The Lord of the Rings: The Fellowship of the Ring (2001)
Ugh. I guess I have to throw this one in here, don’t I? I’m going to do what the Oscars did and only put this on the list once (so don’t expect to see The Two Towers and The Return of the King). It works out well, too, because the first installment is also the best. While Peter Jackson is quickly following the same path as M. Night Shyamalan — his recent movies have gotten progressively worse — the trilogy of the past century will always keep his name safe in Hollywood’s archives. What else is there to say other than this is as epic as it gets. Sure, it helps to have J.R.R. Tolkien as your primary writer, but Jackson translated the difficult novel to the screen with such ease and magic that it has captivated entire generations.
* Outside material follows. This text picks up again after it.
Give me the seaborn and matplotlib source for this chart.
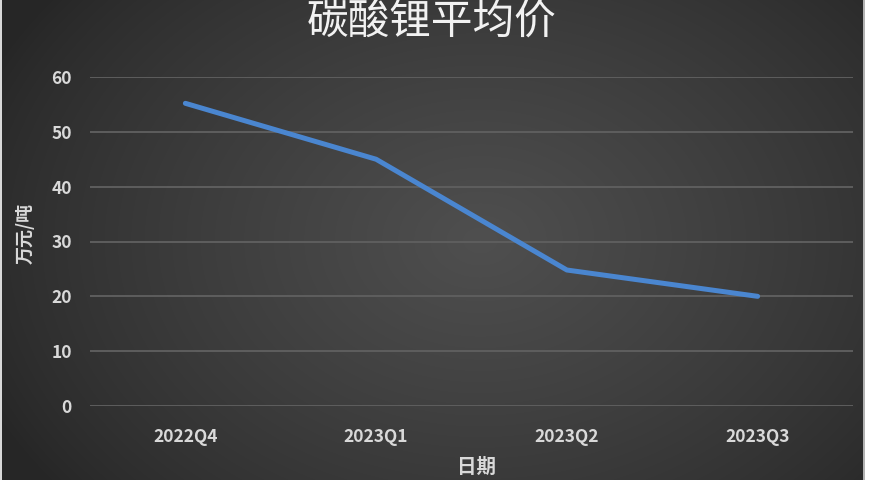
import numpy as np
import pandas as pd
import matplotlib
matplotlib.use("Agg")
import matplotlib.pyplot as plt
import seaborn as sns

periods = ["2022Q4", "2023Q1", "2023Q2", "2023Q3"]
prices = [55.2, 45.0, 24.8, 20.0]
y_ticks = [0, 10, 20, 30, 40, 50, 60]
title = "碳酸锂平均价"
x_label = "日期"
y_label = "万元/吨"

sns.set_theme(style="dark")
plt.rcParams['font.family'] = ['Noto Sans CJK SC', 'DejaVu Sans']

W, H = 869, 480
fig = plt.figure(figsize=(W / 100, H / 100), dpi=100)

# background radial gradient
bg = fig.add_axes([0, 0, 1, 1], zorder=-10)
yy, xx = np.mgrid[0:H, 0:W]
cx, cy = 480, 240
r = np.sqrt(((xx - cx) / 540.0) ** 2 + ((yy - cy) / 400.0) ** 2)
inner, outer = 0.31, 0.15
val = outer + (inner - outer) * np.clip(1 - r, 0, 1) ** 0.8
img = np.dstack([val, val, val])
img[:, :2] = 0.85
img[:, W - 6:W - 4] = 0.7
img[:, W - 4:] = 1.0
bg.imshow(img, aspect="auto", extent=[0, W, H, 0])
bg.axis("off")

ax = fig.add_axes([90 / W, 1 - 406 / H, (853 - 90) / W, (406 - 77) / H])
ax.set_facecolor("none")
df = pd.DataFrame({"period": periods, "price": prices})
sns.lineplot(data=df, x="period", y="price", ax=ax, color="#4a86d0",
             linewidth=3.6, solid_capstyle="round", sort=False)

ax.set_xlim(-0.5, 3.5)
ax.set_ylim(0, 60)
ax.set_yticks(y_ticks)
ax.yaxis.grid(True, color="#5e5e5e", linewidth=1.4)
ax.xaxis.grid(False)
for s in ax.spines.values():
    s.set_visible(False)
ax.tick_params(axis="both", length=0, colors="#d9d9d9", labelsize=12.5)
ax.tick_params(axis="y", pad=13)
ax.tick_params(axis="x", pad=16)
for lab in ax.get_xticklabels() + ax.get_yticklabels():
    lab.set_fontweight("semibold")
ax.set_xlabel("")
ax.set_ylabel("")

fig.text(477 / W, 1 - 467 / H, x_label, color="#d9d9d9", fontsize=14,
         fontweight="bold", ha="center", va="center")
fig.text(25 / W, 1 - 234 / H, y_label, color="#d9d9d9", fontsize=13,
         fontweight="bold", ha="center", va="center", rotation=90)
fig.text(432 / W, 1 - 22 / H, title, color="#f2f2f2", fontsize=30,
         fontweight="medium", ha="center", va="center")

fig.savefig("out.png", dpi=100)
Bowling for Columbine (2002)
I could write a long, tedious book describing the many ways in which I despise Michael Moore. The disgustingly overweight documentarian launched his successful career with this bad boy. More or less, every one of his films spills the same message. America is rotten. Everything we do is wrong. Europe, and even Cuba, do it better. Despite his politics, no one can dispute his talent behind the camera. He made documentaries cool and entertaining, even at the expense of objectivity and accuracy. In the past ten years, numerous documentaries have drawn crowds to the theaters using many of the methods Moore introduced.
The Son (Le Fils) (2002)
We didn’t make much progress, did we? 10 more films, 4 more years. I think I may be writing these for five more months at this rate. Part of me wanted to skip to 2003, but I couldn’t leave this off the list. It’s one of my favorites, and if you haven’t seen it, you must literally find it this moment and watch it. It’s more important than anything else you’re doing. It is in essence the most profound film you will ever witness, but also one of the simplest. It is this paradox that makes it so special and so perfect. The story goes like this…a carpenter helps troubled teens by teaching them woodworking, but refuses to help one who’s particularly difficult. Eventually, he reverses his opinion, and learns much in the process. It’s shot exclusively with a handheld, and it seems like 3/4 of the film is shooting the back of Olivier Gourmet’s head. He’s not pretty to look at, but neither are any of the other characters. The dialogue is simple, mundane and realistic. You learn the most about the character by just watching him. His movements, his eyes and his expressions. It’s more of a transcendental experience than a movie, but it reaches so deep into your soul that it’s simply unforgettable.